---- RECORD LIST

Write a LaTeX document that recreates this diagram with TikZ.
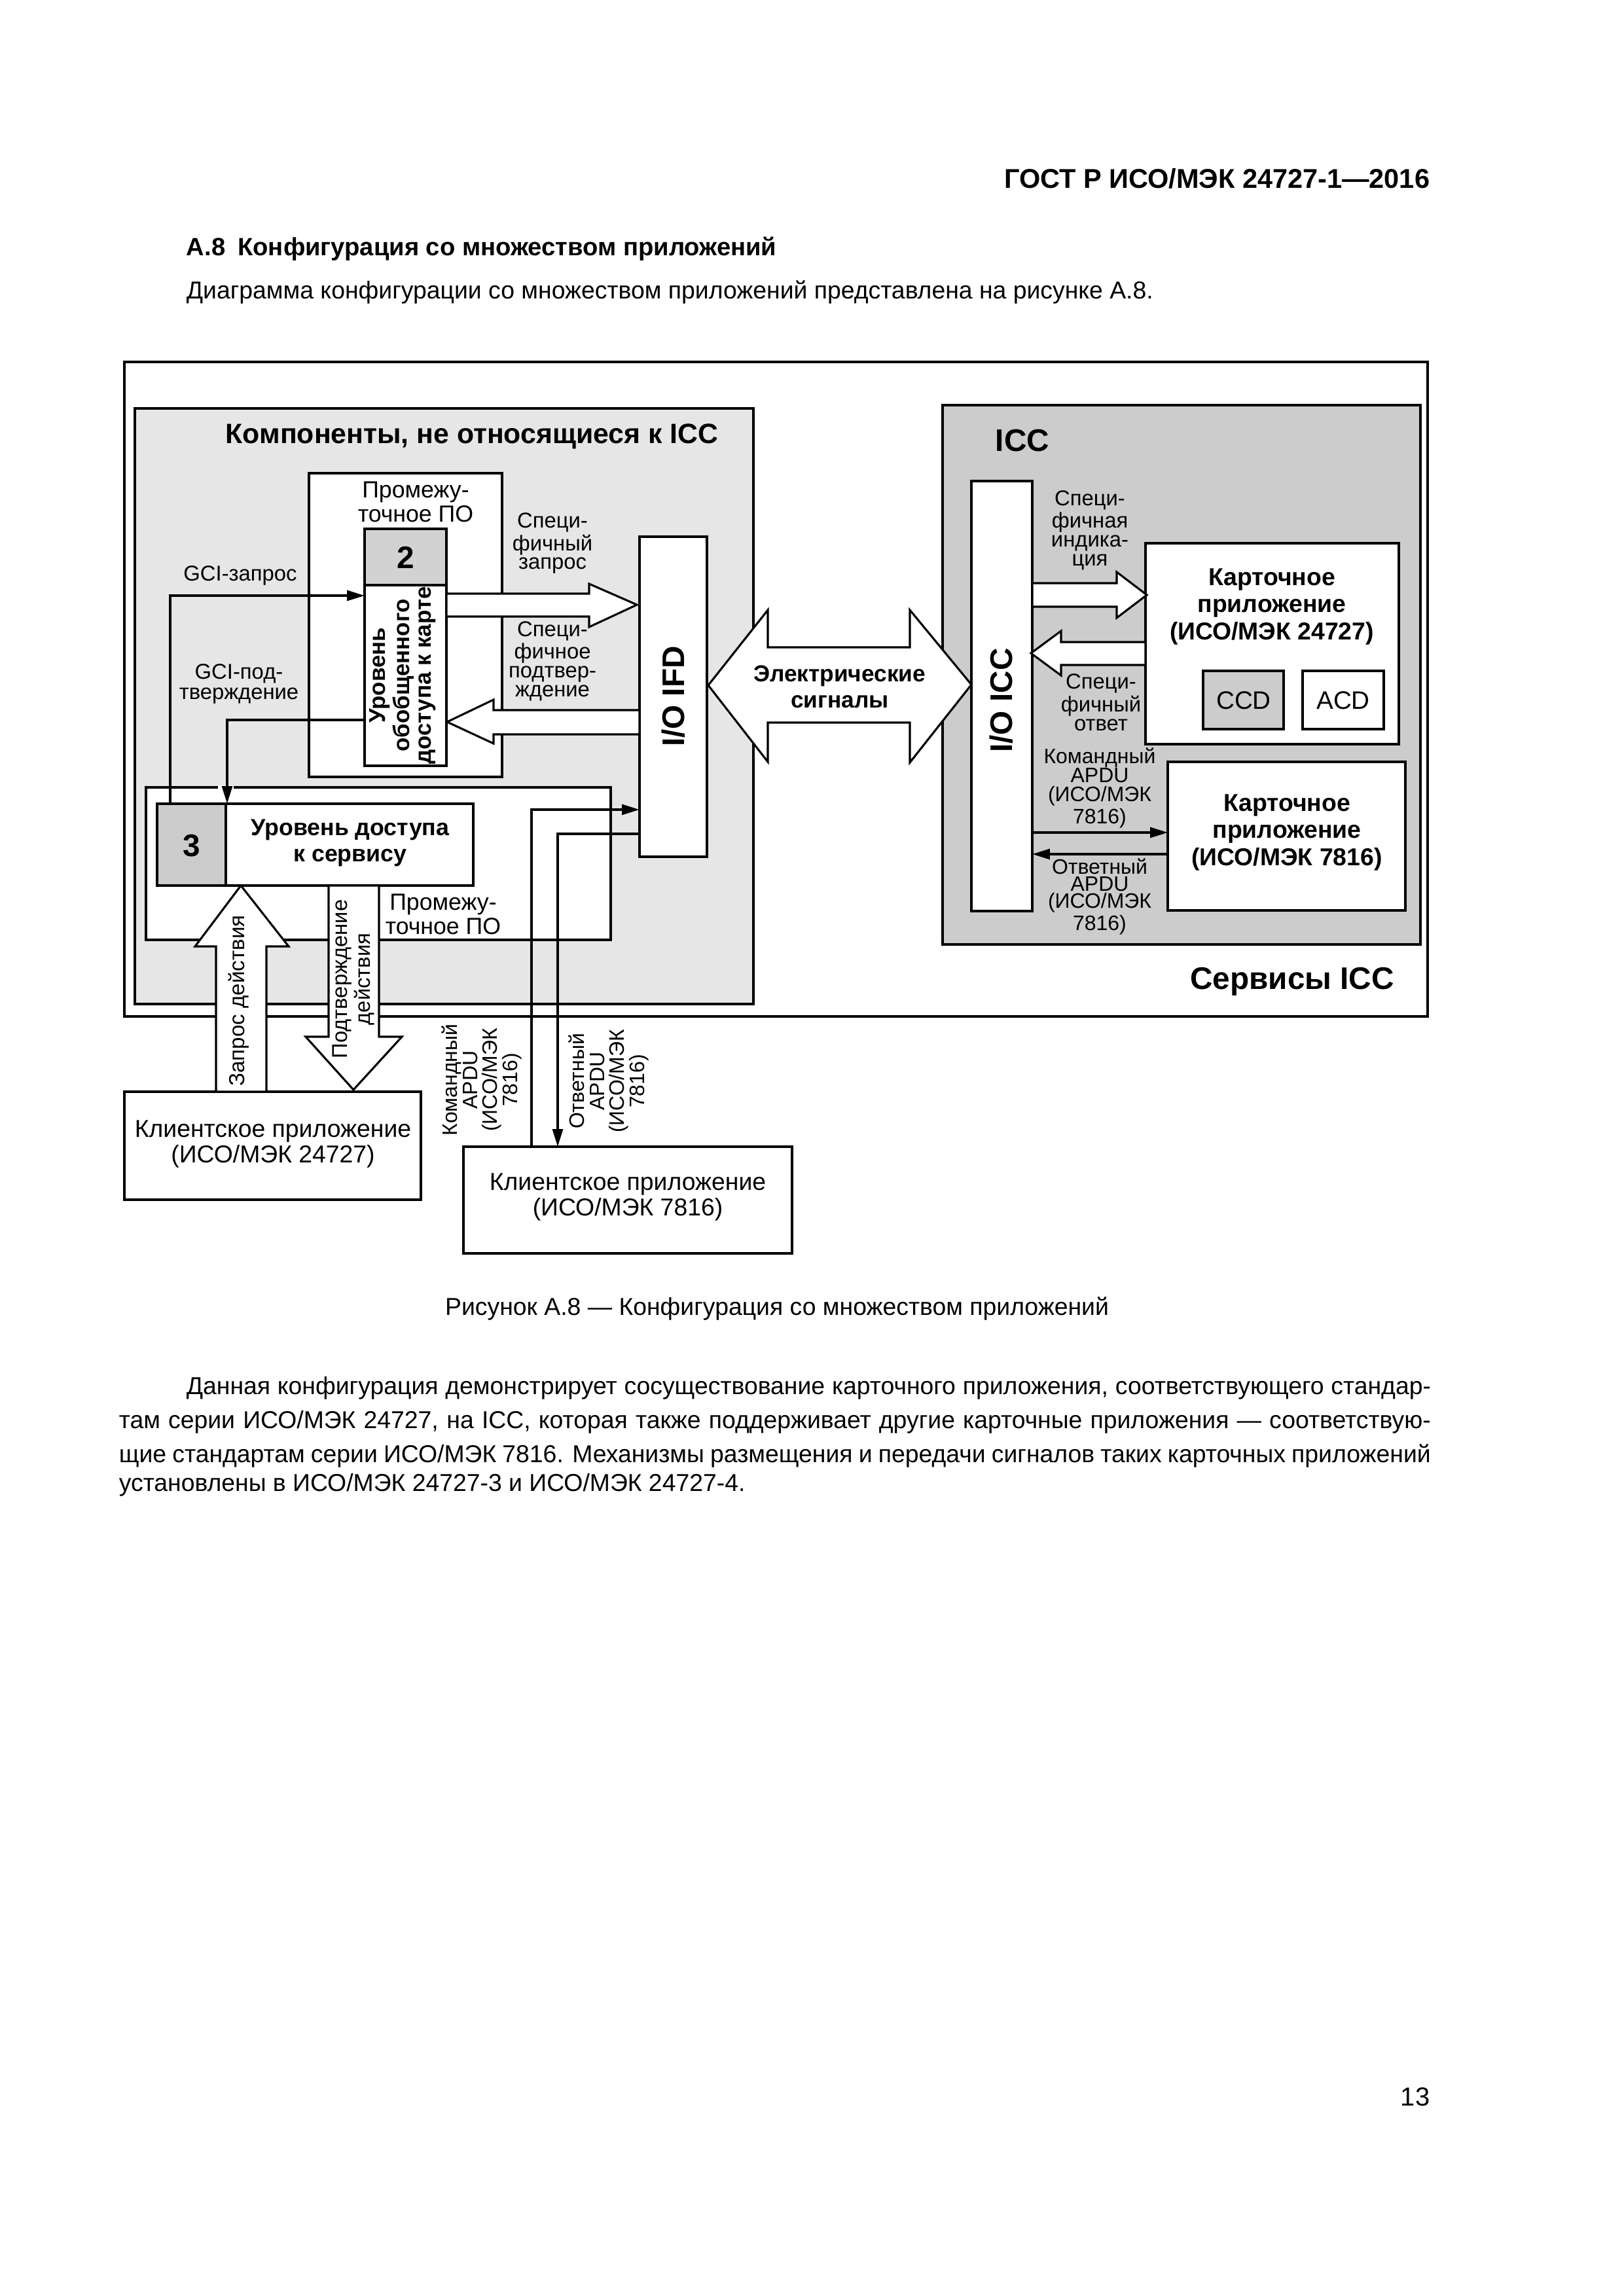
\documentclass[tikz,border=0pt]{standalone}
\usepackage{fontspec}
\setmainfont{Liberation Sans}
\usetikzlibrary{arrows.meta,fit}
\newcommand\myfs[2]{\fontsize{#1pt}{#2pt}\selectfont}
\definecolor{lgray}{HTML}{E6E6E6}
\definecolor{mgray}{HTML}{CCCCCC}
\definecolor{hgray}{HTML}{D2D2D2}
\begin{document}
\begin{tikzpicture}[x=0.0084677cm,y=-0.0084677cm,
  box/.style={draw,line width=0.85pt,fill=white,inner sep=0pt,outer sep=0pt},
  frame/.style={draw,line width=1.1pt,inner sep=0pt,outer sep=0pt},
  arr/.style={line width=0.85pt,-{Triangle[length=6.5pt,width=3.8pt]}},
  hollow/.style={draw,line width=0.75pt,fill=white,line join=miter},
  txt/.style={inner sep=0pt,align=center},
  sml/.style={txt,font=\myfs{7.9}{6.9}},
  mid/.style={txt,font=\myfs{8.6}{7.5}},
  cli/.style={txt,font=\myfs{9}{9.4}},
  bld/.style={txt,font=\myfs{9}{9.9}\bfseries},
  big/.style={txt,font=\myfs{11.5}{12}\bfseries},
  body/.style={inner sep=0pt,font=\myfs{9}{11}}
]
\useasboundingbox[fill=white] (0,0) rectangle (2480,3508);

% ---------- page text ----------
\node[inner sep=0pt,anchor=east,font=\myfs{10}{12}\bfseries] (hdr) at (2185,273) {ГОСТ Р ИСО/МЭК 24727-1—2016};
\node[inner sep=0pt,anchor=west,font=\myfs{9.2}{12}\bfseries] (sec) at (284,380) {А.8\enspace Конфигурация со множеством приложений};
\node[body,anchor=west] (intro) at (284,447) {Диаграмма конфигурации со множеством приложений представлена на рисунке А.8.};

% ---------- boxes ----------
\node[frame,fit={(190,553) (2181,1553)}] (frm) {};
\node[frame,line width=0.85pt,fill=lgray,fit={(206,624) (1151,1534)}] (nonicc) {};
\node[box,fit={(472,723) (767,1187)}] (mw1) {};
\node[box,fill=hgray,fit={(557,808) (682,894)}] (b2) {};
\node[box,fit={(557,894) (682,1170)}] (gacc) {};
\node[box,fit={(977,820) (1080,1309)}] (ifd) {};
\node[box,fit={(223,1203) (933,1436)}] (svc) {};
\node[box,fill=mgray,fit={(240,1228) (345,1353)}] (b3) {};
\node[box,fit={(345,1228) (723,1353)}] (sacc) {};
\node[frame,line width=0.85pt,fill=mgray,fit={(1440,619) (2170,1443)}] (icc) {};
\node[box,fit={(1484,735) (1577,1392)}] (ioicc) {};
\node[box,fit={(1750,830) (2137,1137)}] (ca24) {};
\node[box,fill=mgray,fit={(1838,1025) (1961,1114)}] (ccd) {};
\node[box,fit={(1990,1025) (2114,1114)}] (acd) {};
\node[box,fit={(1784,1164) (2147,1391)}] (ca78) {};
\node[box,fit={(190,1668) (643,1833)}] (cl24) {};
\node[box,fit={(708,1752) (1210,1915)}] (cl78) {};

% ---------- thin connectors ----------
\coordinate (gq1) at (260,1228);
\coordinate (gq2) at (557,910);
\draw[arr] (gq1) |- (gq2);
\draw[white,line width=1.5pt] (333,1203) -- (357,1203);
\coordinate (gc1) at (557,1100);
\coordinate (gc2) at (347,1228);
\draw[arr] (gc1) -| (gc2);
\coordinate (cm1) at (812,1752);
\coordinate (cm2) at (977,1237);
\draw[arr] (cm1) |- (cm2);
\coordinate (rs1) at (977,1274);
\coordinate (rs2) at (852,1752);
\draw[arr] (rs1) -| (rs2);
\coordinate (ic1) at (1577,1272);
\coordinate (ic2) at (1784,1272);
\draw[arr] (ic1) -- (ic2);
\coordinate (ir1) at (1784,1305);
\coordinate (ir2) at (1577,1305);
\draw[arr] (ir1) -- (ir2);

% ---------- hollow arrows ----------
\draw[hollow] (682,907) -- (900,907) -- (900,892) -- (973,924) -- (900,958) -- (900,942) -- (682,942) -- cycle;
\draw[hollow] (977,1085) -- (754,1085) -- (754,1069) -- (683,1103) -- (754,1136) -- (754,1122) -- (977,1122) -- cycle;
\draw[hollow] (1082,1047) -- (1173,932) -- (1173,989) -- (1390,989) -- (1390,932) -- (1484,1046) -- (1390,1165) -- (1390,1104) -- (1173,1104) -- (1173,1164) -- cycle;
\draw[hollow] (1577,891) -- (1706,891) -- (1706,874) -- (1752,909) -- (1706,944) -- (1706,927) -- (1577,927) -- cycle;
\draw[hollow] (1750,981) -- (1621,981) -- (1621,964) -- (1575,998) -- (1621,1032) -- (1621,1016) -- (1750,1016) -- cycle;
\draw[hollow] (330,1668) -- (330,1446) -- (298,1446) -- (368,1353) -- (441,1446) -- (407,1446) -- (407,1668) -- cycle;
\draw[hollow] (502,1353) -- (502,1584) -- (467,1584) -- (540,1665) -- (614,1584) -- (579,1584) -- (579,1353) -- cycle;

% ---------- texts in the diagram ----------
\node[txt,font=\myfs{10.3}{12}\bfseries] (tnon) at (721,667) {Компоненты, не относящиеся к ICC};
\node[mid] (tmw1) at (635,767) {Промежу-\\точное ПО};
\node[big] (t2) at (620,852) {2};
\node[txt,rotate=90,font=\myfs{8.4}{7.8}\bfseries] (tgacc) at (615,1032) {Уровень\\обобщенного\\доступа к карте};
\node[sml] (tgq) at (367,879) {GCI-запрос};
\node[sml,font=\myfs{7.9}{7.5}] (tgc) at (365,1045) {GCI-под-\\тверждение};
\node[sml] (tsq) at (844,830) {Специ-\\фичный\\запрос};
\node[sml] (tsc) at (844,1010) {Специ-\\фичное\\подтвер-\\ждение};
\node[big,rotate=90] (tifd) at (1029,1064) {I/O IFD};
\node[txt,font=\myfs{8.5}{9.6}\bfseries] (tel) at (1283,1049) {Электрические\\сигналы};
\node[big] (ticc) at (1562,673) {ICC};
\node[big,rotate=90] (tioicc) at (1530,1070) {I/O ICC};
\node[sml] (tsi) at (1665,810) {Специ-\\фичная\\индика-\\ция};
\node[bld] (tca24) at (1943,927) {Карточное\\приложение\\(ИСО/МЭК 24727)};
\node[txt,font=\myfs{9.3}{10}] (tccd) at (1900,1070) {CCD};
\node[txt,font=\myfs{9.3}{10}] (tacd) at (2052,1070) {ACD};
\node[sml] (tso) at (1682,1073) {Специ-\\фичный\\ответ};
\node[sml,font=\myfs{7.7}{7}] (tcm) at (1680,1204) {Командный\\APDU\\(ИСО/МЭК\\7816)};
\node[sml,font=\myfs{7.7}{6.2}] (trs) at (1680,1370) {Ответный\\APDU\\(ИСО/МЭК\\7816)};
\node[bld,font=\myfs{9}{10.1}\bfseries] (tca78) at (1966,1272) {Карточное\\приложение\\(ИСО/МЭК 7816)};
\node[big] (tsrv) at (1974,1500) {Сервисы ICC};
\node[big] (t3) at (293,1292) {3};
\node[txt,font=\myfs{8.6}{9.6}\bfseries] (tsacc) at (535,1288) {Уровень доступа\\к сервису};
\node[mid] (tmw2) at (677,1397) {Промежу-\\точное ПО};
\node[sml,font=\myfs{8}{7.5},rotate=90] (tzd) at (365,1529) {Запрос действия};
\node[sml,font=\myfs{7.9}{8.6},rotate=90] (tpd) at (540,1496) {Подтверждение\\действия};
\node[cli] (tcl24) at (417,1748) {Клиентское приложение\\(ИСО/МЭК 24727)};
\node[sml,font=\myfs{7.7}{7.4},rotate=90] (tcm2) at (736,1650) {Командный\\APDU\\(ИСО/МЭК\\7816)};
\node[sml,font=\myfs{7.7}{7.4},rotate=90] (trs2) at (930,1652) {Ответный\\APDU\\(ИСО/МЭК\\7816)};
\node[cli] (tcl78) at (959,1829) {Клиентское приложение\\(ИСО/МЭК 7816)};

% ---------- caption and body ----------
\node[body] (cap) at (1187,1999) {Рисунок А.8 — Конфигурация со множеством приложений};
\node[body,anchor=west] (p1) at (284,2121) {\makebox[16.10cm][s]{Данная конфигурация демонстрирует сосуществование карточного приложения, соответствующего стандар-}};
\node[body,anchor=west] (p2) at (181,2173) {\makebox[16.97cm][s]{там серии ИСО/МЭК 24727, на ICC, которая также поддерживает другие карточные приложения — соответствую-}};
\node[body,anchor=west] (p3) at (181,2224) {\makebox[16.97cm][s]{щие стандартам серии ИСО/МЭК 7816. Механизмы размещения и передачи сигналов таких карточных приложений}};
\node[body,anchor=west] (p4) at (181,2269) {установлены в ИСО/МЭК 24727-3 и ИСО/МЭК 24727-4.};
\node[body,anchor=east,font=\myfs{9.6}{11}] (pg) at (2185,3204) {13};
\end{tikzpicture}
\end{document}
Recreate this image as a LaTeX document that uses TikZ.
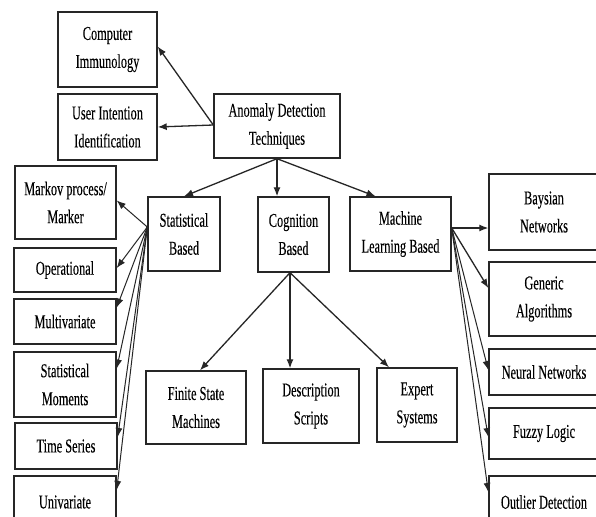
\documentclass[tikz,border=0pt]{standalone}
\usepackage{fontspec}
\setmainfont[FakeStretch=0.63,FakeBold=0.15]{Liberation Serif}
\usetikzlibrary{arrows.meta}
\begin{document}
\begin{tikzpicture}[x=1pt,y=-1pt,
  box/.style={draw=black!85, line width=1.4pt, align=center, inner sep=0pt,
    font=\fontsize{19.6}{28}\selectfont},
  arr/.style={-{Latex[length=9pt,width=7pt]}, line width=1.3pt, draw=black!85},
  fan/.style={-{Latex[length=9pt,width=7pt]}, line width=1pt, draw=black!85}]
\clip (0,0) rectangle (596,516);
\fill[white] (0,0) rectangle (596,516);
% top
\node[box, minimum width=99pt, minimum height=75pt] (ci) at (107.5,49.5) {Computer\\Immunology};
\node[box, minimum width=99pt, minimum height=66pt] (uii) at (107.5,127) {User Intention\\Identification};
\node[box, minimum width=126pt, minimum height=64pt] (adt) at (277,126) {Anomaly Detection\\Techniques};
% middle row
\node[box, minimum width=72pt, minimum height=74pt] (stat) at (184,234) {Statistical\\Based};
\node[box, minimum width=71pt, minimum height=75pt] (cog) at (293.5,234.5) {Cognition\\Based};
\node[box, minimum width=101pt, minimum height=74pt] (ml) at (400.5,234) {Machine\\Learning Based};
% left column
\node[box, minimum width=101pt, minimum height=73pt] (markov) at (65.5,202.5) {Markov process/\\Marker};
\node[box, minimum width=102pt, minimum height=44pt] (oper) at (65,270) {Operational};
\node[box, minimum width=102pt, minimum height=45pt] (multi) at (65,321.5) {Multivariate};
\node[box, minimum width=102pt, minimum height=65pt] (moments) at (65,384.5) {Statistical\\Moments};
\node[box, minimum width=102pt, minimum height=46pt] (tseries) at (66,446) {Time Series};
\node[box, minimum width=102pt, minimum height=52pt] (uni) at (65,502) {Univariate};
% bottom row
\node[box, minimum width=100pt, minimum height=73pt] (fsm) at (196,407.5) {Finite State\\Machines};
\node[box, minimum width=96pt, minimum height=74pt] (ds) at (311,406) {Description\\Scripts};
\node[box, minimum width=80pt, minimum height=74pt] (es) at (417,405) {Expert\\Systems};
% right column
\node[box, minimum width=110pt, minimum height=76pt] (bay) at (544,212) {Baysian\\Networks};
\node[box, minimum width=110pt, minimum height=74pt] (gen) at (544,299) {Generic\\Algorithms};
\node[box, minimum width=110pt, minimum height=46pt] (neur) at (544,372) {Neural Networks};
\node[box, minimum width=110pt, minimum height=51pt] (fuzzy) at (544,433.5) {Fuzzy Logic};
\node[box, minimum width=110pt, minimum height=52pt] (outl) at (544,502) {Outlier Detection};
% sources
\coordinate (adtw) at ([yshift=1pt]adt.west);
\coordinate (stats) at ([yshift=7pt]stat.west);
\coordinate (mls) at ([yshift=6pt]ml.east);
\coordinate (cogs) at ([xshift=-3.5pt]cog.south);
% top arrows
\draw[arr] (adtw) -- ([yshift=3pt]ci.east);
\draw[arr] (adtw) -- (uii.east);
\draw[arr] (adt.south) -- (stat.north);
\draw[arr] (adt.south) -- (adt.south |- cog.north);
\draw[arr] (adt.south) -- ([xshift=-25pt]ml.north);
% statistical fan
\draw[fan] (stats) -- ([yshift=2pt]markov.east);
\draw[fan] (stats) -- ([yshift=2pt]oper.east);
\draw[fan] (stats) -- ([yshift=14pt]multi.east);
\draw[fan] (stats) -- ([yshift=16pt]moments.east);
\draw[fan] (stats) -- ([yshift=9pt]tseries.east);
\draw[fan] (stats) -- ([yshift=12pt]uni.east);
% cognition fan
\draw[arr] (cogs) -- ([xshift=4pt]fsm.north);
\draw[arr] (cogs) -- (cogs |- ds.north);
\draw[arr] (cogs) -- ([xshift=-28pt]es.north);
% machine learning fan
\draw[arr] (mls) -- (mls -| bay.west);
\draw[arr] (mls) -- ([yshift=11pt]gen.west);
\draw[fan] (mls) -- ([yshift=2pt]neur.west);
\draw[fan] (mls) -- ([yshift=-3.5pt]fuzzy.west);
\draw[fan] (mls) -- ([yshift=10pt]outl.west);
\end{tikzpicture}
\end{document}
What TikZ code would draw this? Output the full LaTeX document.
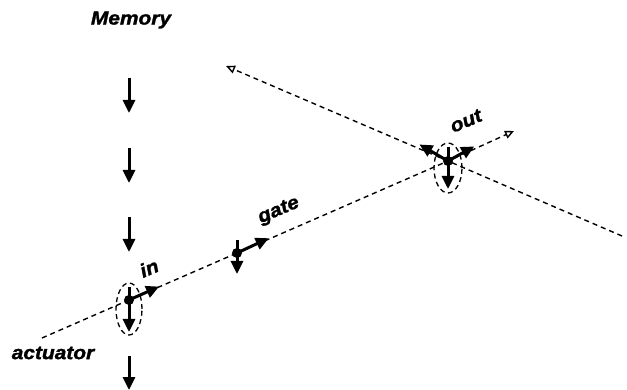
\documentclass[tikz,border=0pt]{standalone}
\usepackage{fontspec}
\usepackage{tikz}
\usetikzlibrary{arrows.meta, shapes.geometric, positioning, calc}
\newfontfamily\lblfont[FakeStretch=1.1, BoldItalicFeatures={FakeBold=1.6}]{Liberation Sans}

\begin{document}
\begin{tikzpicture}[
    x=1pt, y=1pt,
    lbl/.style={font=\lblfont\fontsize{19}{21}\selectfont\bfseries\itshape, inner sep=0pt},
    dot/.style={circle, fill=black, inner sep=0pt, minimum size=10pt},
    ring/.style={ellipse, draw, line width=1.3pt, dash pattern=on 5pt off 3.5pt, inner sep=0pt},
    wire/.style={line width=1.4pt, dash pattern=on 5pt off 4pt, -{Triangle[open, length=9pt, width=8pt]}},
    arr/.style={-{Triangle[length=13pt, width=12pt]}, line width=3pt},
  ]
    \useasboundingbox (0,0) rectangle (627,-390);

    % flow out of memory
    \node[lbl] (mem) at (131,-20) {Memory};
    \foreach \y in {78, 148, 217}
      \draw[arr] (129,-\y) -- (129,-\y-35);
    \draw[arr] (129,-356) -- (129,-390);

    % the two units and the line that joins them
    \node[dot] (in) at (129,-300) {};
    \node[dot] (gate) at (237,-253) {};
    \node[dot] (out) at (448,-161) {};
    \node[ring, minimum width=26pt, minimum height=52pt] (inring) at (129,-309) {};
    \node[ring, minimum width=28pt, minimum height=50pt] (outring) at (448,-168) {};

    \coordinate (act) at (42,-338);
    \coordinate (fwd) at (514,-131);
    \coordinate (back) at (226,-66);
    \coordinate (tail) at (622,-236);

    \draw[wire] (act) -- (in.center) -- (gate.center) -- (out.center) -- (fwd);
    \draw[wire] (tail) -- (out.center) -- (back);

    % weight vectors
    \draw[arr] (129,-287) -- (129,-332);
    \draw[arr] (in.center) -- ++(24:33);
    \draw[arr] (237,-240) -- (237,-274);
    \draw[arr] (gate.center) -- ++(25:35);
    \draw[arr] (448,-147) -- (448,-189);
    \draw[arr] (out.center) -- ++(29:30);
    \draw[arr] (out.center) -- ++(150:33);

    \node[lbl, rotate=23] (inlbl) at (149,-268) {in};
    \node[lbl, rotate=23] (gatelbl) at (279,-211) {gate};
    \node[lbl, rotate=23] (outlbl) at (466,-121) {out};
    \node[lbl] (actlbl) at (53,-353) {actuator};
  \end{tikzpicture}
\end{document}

--------

_YOUR TASK:_ Repeat, with no pictures, exactly the lines from the one containing "What TikZ code" through the one containing "(129,-356) -- (129,-390);", the first and last included.

_TASK RESULT:_
What TikZ code would draw this? Output the full LaTeX document.
\documentclass[tikz,border=0pt]{standalone}
\usepackage{fontspec}
\usepackage{tikz}
\usetikzlibrary{arrows.meta, shapes.geometric, positioning, calc}
\newfontfamily\lblfont[FakeStretch=1.1, BoldItalicFeatures={FakeBold=1.6}]{Liberation Sans}

\begin{document}
\begin{tikzpicture}[
    x=1pt, y=1pt,
    lbl/.style={font=\lblfont\fontsize{19}{21}\selectfont\bfseries\itshape, inner sep=0pt},
    dot/.style={circle, fill=black, inner sep=0pt, minimum size=10pt},
    ring/.style={ellipse, draw, line width=1.3pt, dash pattern=on 5pt off 3.5pt, inner sep=0pt},
    wire/.style={line width=1.4pt, dash pattern=on 5pt off 4pt, -{Triangle[open, length=9pt, width=8pt]}},
    arr/.style={-{Triangle[length=13pt, width=12pt]}, line width=3pt},
  ]
    \useasboundingbox (0,0) rectangle (627,-390);

    % flow out of memory
    \node[lbl] (mem) at (131,-20) {Memory};
    \foreach \y in {78, 148, 217}
      \draw[arr] (129,-\y) -- (129,-\y-35);
    \draw[arr] (129,-356) -- (129,-390);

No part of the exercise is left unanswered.